Even as travel demand is expected to remain steady compared to 2025, the American Hotel & Lodging Association (AHLA) reported that a survey of hotel owners and operators across the U.S. conducted in late February 2026 highlights continued pressure from higher supply, labor, insurance and energy costs as the industry prepares for major global events, including the 2026 FIFA World Cup.
“Hoteliers are resilient, but the cost pressures they’re facing are very real,” said Rosanna Maietta, president and CEO of AHLA, in a statement. “From rising insurance and energy expenses to workforce shortages, hotels are navigating significant operational challenges. As the U.S. prepares to host global events like the World Cup, ensuring hotels have the workforce and resources they need will be critical to maintaining America’s leadership in travel and tourism.”
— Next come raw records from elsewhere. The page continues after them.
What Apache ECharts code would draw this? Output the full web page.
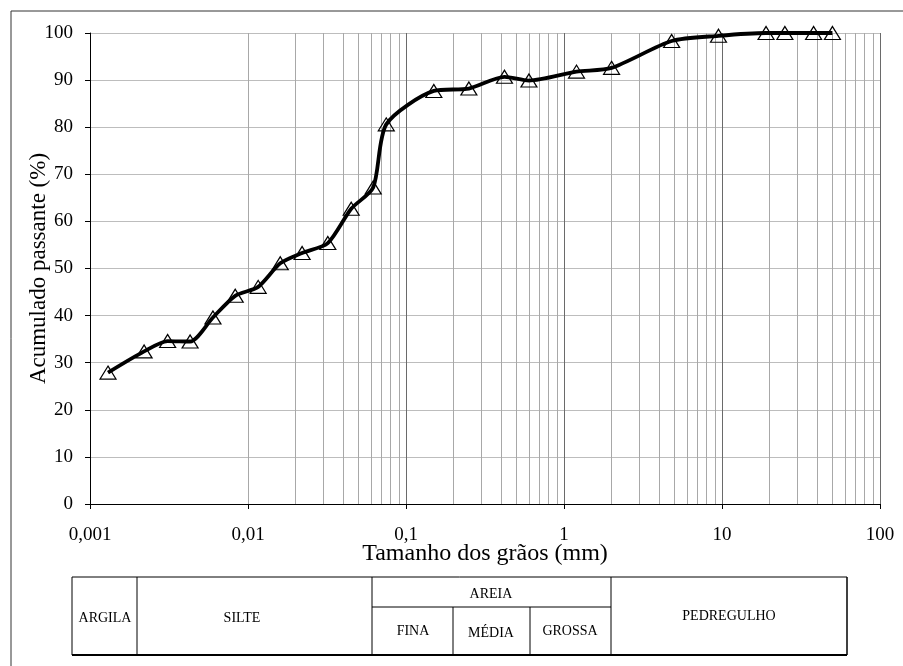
<!DOCTYPE html>
<html>
<head>
<meta charset="utf-8">
<script src="https://cdn.jsdelivr.net/npm/echarts@6/dist/echarts.min.js"></script>
<style>
html,body{margin:0;padding:0;background:#fff;}
#chart{width:903px;height:666px;}
</style>
</head>
<body>
<div id="chart"></div>
<script>
// ---- data ----
var grainSizes = [0.0013,0.0022,0.0031,0.0043,0.006,0.0083,0.0116,0.016,0.022,0.032,0.045,0.062,0.075,0.15,0.25,0.42,0.6,1.2,2.0,4.8,9.5,19,25,38,50];
var passing    = [27.9,32.4,34.6,34.5,39.6,44.2,46.1,51.1,53.3,55.4,62.7,67.2,80.6,87.7,88.2,90.7,89.9,91.8,92.6,98.3,99.4,100,100,100,100];
var xTickLabels = ['0,001','0,01','0,1','1','10','100'];
var decades = [0.001,0.01,0.1,1,10];
var minorMultipliers = [2,3,4,5,6,7,8,9];
var tableTop = ['ARGILA','SILTE','AREIA','PEDREGULHO'];
var tableSub = ['FINA','MÉDIA','GROSSA'];

var FONT = '"Liberation Serif","Times New Roman",serif';

var points = grainSizes.map(function(d,i){return [d, passing[i]];});
var minorLines = [];
decades.forEach(function(dec){
  minorMultipliers.forEach(function(m){ minorLines.push({xAxis: +(dec*m).toPrecision(6)}); });
});

var chart = echarts.init(document.getElementById('chart'), null, {renderer:'canvas'});

function txt(x,y,s){
  return {type:'text', x:x, y:y, style:{text:s, font:'14px '+FONT, fill:'#000', align:'center', verticalAlign:'middle'}, silent:true};
}
function ln(x1,y1,x2,y2,w,c){
  return {type:'line', shape:{x1:x1,y1:y1,x2:x2,y2:y2}, style:{stroke:c||'#000', lineWidth:w||1}, silent:true};
}

var graphics = [
  ln(11,11,903,11,1,'#333'),
  ln(11,11,11,666,1,'#333'),
  // table
  ln(72,577,847,577,1),
  ln(72,577,72,655,1),
  ln(847,577,847,655,1.5),
  ln(72,655,847,655,2),
  ln(137,577,137,655,1),
  ln(372,577,372,655,1),
  ln(611,577,611,655,1),
  ln(372,607,611,607,1),
  ln(453,607,453,655,1),
  ln(530,607,530,655,1),
  txt(105,618,tableTop[0]),
  txt(242,618,tableTop[1]),
  txt(491,594,tableTop[2]),
  txt(729,616,tableTop[3]),
  txt(413,631,tableSub[0]),
  txt(491,633,tableSub[1]),
  txt(570,631,tableSub[2])
];

chart.setOption({
  animation:false,
  backgroundColor:'#fff',
  grid:{left:90,right:23,top:33,bottom:162,containLabel:false},
  xAxis:{
    type:'log', logBase:10, min:0.001, max:100,
    name:'Tamanho dos grãos (mm)', nameLocation:'middle', nameGap:38, nameMoveOverlap:false,
    nameTextStyle:{fontFamily:FONT,fontSize:24,color:'#000'},
    axisLine:{show:true,onZero:false,lineStyle:{color:'#000',width:1}},
    axisTick:{show:true,inside:false,length:5,lineStyle:{color:'#000'}},
    axisLabel:{fontFamily:FONT,fontSize:19,color:'#000',margin:22,
      formatter:function(v){var k=Math.round(Math.log10(v))+3;return xTickLabels[k]!==undefined?xTickLabels[k]:'';}},
    splitLine:{show:true,lineStyle:{color:'#6a6a6a',width:1}}
  },
  yAxis:{
    type:'value', min:0, max:100, interval:10,
    name:'Acumulado passante (%)', nameLocation:'middle', nameGap:40, nameRotate:90, nameMoveOverlap:false,
    nameTextStyle:{fontFamily:FONT,fontSize:23,color:'#000'},
    axisLine:{show:true,lineStyle:{color:'#000',width:1}},
    axisTick:{show:true,inside:false,length:5,lineStyle:{color:'#000'}},
    axisLabel:{fontFamily:FONT,fontSize:19,color:'#000',margin:17},
    splitLine:{show:true,lineStyle:{color:'#bdbdbd',width:1}}
  },
  series:[
    {
      type:'line', data:[], silent:true, z:1,
      markLine:{silent:true, symbol:['none','none'], label:{show:false},
        lineStyle:{color:'#a8a8a8',width:1,type:'solid'}, animation:false,
        data:minorLines}
    },
    {
      type:'line', data:points, smooth:0.25, z:5,
      lineStyle:{color:'#000',width:3.8},
      symbol:'triangle', symbolSize:[16,13],
      itemStyle:{color:'rgba(255,255,255,0)',borderColor:'#000',borderWidth:1.2}
    }
  ],
  graphic:graphics
});
</script>
</body>
</html>
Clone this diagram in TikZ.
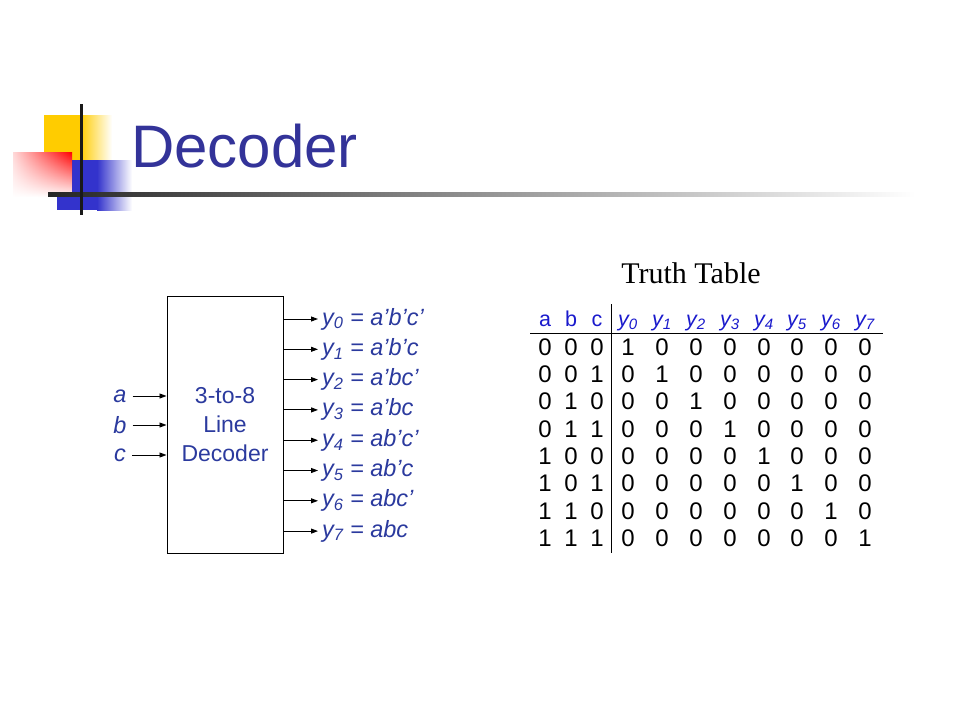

Operating costs remain the biggest challenge for hotel
owners, though other financial pressures include:
- Cost of goods and supplies (71%)
- Labor costs (65%)
- Fluctuating demand and occupancy (59%)
- Utility and energy costs (50%)
- Insurance premiums (43%)
- Workforce shortages (42%)
Staffing shortages also persist across the industry as more
than half of respondents report their properties are somewhat or severely
understaffed. To recruit and retain employees, hotels are offering a range of
incentives, including higher wages (70%), flexible scheduling (54%), hotel
discounts (54%), and enhanced benefits (31%).
Travel demand is expected to hold steady as 39% of
respondents believe it will remain steady compared to 2025, 26% predict it will
be somewhat stronger and 6% say it will be much stronger.
However, hotels beginning to track early travel trends in
the U.S. during the upcoming FIFA World Cup, nearly 20% of properties report
bookings currently below expectations for 2026.